**The data:**
⁂

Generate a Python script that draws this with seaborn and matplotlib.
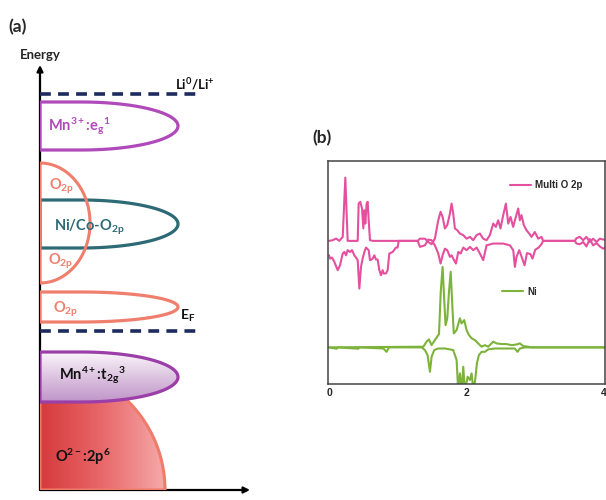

⁂

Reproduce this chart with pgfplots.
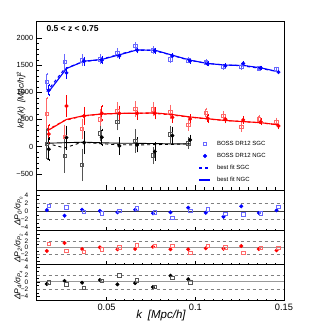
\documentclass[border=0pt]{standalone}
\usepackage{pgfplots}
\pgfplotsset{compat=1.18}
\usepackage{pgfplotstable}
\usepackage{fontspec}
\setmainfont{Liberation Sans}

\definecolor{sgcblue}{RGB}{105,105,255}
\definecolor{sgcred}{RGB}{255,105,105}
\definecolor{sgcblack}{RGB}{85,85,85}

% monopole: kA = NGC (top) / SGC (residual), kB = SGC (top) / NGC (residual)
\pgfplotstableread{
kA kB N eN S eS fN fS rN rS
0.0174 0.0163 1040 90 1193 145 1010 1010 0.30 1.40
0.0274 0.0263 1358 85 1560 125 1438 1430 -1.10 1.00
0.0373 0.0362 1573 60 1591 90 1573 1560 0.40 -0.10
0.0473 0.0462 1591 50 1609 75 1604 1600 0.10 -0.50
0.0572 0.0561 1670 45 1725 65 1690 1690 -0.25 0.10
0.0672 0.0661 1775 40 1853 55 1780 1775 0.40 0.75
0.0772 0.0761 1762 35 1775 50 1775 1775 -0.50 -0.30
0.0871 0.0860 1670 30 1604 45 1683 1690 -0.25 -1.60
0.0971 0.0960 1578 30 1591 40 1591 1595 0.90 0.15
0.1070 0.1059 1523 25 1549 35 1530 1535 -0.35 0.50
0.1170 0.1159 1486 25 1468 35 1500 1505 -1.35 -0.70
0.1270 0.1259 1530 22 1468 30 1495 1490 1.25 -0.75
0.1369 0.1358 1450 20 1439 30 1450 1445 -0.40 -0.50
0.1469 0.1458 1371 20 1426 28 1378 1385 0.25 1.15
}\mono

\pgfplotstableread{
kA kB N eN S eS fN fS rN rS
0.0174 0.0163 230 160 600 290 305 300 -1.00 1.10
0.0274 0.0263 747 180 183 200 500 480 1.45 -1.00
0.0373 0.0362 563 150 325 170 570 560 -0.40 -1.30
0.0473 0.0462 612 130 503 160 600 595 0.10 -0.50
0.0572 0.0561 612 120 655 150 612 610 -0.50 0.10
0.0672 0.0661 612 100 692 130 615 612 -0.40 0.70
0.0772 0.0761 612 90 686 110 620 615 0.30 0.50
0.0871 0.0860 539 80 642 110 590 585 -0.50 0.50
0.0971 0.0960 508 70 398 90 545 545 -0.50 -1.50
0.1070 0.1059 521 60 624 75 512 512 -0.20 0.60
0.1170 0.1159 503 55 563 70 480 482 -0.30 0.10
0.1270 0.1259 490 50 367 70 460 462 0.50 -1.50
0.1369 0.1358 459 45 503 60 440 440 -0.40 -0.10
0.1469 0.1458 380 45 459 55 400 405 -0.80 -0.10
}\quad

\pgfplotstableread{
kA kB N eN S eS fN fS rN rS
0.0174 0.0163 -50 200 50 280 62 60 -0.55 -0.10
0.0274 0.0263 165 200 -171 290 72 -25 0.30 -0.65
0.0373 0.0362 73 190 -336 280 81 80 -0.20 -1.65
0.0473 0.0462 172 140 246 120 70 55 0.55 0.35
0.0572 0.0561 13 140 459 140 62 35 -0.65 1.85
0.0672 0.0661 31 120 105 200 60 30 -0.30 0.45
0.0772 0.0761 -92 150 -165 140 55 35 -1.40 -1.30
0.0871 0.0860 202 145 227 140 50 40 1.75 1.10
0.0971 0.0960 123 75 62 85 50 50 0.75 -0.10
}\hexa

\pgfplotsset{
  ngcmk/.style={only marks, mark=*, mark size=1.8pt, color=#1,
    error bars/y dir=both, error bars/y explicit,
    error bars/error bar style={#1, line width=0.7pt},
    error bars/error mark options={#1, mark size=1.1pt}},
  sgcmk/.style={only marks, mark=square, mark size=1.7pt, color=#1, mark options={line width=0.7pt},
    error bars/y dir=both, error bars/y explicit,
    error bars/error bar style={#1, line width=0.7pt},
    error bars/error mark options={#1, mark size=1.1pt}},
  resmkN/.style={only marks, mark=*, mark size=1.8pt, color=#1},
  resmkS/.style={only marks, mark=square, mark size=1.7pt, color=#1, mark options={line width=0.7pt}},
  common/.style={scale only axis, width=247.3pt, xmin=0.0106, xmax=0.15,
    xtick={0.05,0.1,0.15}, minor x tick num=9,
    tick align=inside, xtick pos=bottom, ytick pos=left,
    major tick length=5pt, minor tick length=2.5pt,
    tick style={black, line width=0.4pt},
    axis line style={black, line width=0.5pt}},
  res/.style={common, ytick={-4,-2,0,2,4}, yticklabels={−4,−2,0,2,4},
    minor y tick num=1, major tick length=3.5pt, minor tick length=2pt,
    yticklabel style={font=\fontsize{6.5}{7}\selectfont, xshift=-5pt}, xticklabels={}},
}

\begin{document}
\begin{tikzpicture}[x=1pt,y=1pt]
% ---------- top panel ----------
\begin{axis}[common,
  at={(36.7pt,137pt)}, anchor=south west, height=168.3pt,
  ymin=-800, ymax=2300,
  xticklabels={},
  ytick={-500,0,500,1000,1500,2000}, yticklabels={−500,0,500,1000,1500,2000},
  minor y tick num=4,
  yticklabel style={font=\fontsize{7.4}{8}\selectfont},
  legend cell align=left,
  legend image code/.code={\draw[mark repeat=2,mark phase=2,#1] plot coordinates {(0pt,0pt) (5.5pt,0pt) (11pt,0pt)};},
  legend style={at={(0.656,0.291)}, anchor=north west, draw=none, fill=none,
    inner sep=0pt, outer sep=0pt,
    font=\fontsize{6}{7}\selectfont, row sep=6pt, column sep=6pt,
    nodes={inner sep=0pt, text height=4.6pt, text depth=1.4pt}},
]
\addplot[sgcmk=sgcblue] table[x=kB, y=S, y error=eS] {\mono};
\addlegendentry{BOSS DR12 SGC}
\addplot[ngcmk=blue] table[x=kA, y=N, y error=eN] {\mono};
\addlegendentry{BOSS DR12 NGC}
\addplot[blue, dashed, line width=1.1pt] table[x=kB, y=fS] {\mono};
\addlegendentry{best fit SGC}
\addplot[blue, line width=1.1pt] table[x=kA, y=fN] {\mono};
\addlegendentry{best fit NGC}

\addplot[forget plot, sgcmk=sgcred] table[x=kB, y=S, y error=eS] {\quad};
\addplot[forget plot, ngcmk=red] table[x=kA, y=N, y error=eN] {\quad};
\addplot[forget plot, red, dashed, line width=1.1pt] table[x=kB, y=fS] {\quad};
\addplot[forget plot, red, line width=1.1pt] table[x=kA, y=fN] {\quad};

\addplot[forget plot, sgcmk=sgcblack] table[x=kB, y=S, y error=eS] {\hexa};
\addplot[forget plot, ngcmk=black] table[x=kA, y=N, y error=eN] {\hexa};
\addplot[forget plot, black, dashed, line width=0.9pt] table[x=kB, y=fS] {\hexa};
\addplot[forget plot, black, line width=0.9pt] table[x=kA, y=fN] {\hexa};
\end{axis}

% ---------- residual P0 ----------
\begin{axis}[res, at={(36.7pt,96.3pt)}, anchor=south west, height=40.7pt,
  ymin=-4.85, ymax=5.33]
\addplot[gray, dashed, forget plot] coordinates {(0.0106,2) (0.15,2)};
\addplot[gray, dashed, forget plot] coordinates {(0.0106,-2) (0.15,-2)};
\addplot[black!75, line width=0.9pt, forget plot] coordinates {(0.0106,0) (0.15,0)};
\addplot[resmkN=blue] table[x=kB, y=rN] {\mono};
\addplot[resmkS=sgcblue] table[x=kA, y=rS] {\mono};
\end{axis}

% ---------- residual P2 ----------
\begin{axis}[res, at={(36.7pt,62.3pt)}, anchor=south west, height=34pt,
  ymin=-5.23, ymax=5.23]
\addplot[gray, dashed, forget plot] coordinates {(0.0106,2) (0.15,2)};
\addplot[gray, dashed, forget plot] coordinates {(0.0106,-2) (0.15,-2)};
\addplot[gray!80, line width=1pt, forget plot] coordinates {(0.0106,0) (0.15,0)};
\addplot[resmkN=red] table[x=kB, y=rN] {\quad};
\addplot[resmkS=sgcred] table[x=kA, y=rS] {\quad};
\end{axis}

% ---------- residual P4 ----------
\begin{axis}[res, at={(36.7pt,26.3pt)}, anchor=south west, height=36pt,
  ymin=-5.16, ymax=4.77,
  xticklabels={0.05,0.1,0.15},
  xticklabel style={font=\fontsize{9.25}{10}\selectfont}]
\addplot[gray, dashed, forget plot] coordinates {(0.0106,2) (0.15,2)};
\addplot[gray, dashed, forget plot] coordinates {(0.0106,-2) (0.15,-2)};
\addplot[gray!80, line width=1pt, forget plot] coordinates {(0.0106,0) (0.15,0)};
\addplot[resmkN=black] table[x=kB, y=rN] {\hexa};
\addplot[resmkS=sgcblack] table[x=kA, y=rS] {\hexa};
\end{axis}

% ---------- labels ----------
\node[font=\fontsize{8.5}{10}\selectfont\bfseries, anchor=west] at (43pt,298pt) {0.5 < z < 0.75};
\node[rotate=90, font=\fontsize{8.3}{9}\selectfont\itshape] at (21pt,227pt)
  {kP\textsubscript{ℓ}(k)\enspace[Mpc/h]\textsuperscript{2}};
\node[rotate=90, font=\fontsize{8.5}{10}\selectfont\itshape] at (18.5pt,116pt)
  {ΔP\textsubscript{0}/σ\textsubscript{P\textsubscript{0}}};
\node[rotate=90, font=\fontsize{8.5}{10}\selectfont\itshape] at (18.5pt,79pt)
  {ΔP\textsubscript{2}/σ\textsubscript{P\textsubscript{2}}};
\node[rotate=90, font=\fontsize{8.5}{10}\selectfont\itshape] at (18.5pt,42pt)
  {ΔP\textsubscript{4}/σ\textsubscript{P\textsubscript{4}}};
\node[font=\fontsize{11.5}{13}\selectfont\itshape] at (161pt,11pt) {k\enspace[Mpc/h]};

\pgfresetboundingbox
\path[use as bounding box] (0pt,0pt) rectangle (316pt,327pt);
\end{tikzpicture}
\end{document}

⁂

**What is being asked:** List all lines from the entries that include the word "this".

**Exercise solution:**
Generate a Python script that draws this with seaborn and matplotlib.
Reproduce this chart with pgfplots.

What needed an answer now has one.